Bluesign operates in the supply chain to assess whether products are safe for the environment, workers and customers. Every textile used in the manufacture of a product is the result of a complex production process, making it difficult for a brand to evaluate all the raw materials, dyes and chemical auxiliaries supplied. Bluesign helps with this analysis at every step in the supply chain. This has led to a network of nearly 1,000 manufacturers, chemical suppliers and brands that are Bluesign system partners. Products with a Bluesign label are made entirely by manufacturers affiliated to the label and from materials coming from suppliers with the label.

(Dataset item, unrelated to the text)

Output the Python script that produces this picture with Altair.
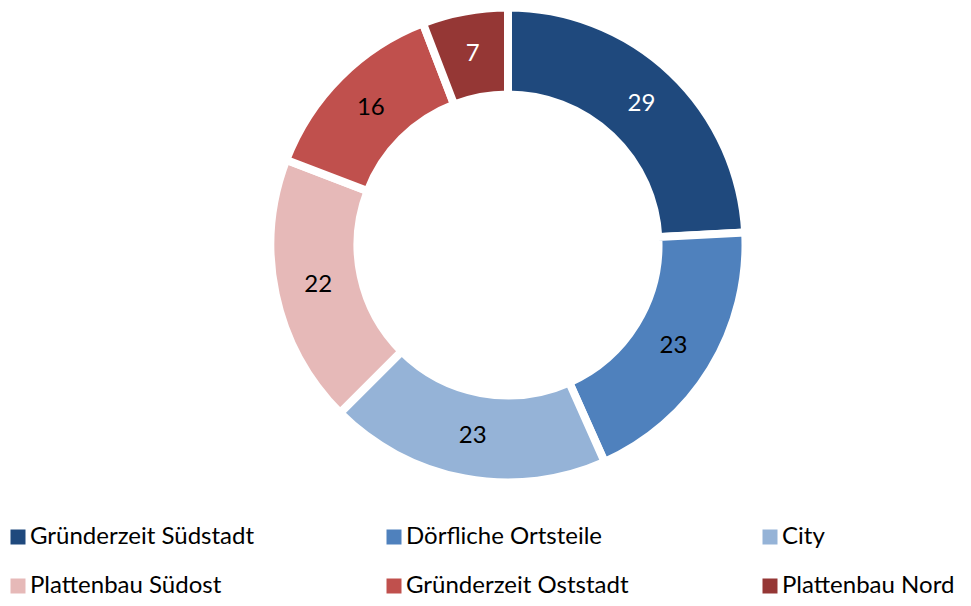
import altair as alt
import pandas as pd

categories = ["Gründerzeit Südstadt", "Dörfliche Ortsteile", "City",
              "Plattenbau Südost", "Gründerzeit Oststadt", "Plattenbau Nord"]
values = [29, 23, 23, 22, 16, 7]
colors = ["#1F497D", "#4F81BD", "#95B3D7", "#E6B9B8", "#C0504D", "#953735"]
label_colors = ["white", "black", "black", "black", "black", "white"]

df = pd.DataFrame({
    "cat": categories,
    "value": values,
    "order": list(range(len(categories))),
    "lc": label_colors,
})

FONT = "Lato"
cx, cy = 500, 237

base = alt.Chart(df).encode(
    theta=alt.Theta("value:Q", stack=True),
    order=alt.Order("order:Q", sort="ascending"),
    x=alt.value(cx),
    y=alt.value(cy),
)

arcs = base.mark_arc(outerRadius=237.5, innerRadius=150.5, stroke="white", strokeWidth=8).encode(
    color=alt.Color(
        "cat:N",
        scale=alt.Scale(domain=categories, range=colors),
        legend=alt.Legend(
            title=None,
            orient="none",
            legendX=-2,
            legendY=517,
            direction="horizontal",
            columns=3,
            gridAlign="all",
            columnPadding=127,
            rowPadding=25,
            symbolType="square",
            symbolSize=225,
            symbolStrokeWidth=0,
            labelFont=FONT,
            labelFontSize=24,
            labelColor="black",
            labelOffset=0,
            labelLimit=400,
        ),
    )
)

labels = base.mark_text(radius=194, font=FONT, fontSize=24).encode(
    text=alt.Text("value:Q"),
    color=alt.Color("lc:N", scale=None),
)

chart = alt.layer(arcs, labels).properties(
    width=955, height=590,
    autosize=alt.AutoSizeParams(type="none"),
    padding=0,
).configure_view(stroke=None)

chart.save("out.html", embed_options={"renderer": "svg", "actions": False})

Also, brands must be affiliated to a social responsibility label such as Fair Trade or Fair Wear (read more about these labels below).

Fair Trade Certified

Garment workers are among the lowest paid people in the world. Many clothing brands do not own their own factories to produce and thus have limited control over how much workers are paid. Fair Trade Certified is committed to securing living wages for these workers. Affiliated brands pay a premium for every item that carries the Fair Trade Certified label. That extra money goes directly to factory workers and they decide how to spend it. In each factory, a democratically elected committee of Fair Trade workers decides how the money is spent. The workers have chosen numerous ways to spend their premiums: funding community projects such as healthcare programmes or a childcare centre; buying products they could not otherwise afford, such as a laptop or a stove; or opting for a cash bonus. The programme also promotes workers' health and safety and compliance with social and environmental standards, and encourages dialogue between workers and management.

Fair Wear Foundation

The Fair Wear Foundation is committed to improving working conditions for people within the garment industry. Their standards include no child labour, a living wage and reasonable working hours for workers. Brands affiliated to the organisation are assessed annually and given a score. For example, Ortovox received a score of 77/100 in 2021 and Deuter even received a score of 95/100!  See all brands affiliated to the Fair Wear Foundation here.

Responsible Down Standard

Down forms the bottom layer of skin covering waterfowl and is used in clothes and sleeping bags. The Responsible Down Standard (RDS) was created to set strict requirements for the quality of life of the birds that provide these feathers, and especially to protect them from force-feeding and live plucking. The Responsible Down Standard describes and certifies (independently) animal welfare practices in the production of down and feathers, from farm to final product.